Mittelberg’s motivation to study food security stemmed from her high school Advanced Placement biology class, where she learned about biologist and Nobel laureate Norman Borlaug. Borlaug was credited with introducing high-yielding disease-resistant wheat crops to tropical areas such as Mexico and India.

“I wasn’t interested in medicine, and I didn’t want to do anything related to veterinary science … so I wasn’t sure what I wanted to do with biology,” Mittelberg said. “When I saw this huge impact you could have directly through agriculture, I became interested in food security.”
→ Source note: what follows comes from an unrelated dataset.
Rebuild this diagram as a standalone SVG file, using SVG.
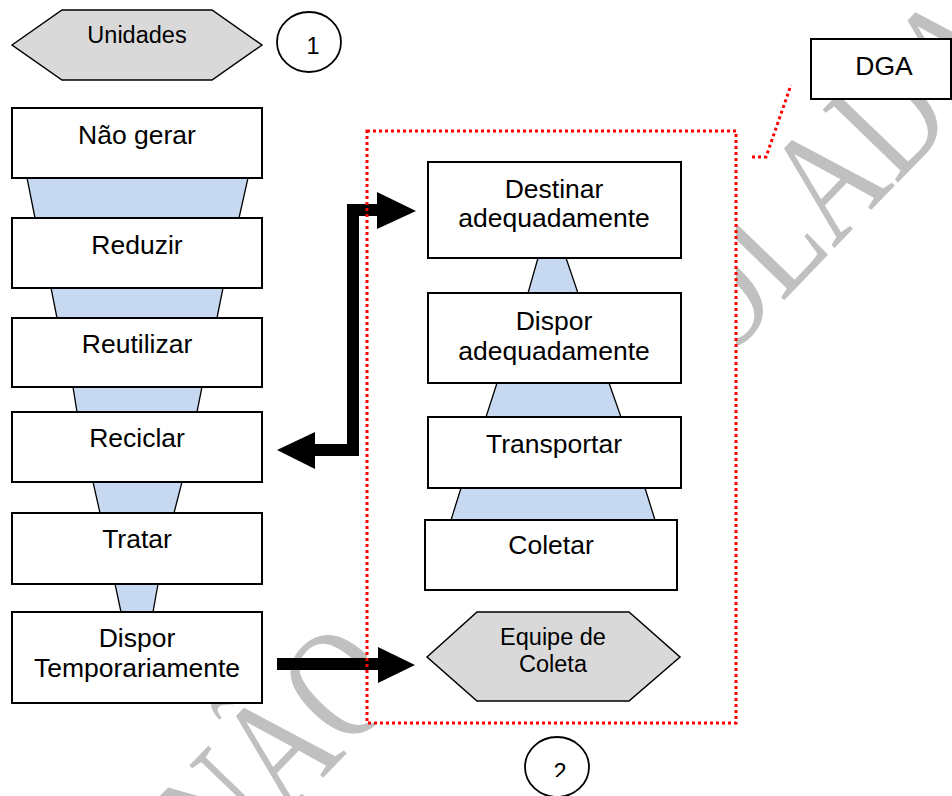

The research trip combined Mittelberg’s passion for food security with her love of adventure, said her mother, Cathy Mittelberg.

“It was a perfect fit for what she wants to do with her life,” Cathy Mittelberg said. “Tara is very interested in the topic she studied and trying to get to the bottom of the controversy with GMOs. This allowed her to really explore that on a world level and not just in the United States.”

In addition to furthering her academic passion, the trip also impacted her daughter on a personal level, Cathy Mittelberg said. Tara became more independent and a better problem solver, she added.

Receiving the grant and embarking on the journey was not simple, as Mittelberg juggled completing her application and proposal while studying abroad last fall in Ecuador, she said. After being notified that she won the grant, Mittelberg had to figure out the logistics of her trip on top of being a full-time NU student.

“It was like a whole other class Winter Quarter putting everything together,” she said. “I went with a travel agency to plan my flights, so that helped, but looking for places to stay and trying to make contacts and strengthening my contacts in each country — it was a lot of time.”

However, Mittelberg was not deterred.

“This is a really unique opportunity that Northwestern has, and there probably won’t be another opportunity to independently plan a world trip and research something you’re passionate about,” she said. “It’s a big trip, but once you get going it’s really wonderful.”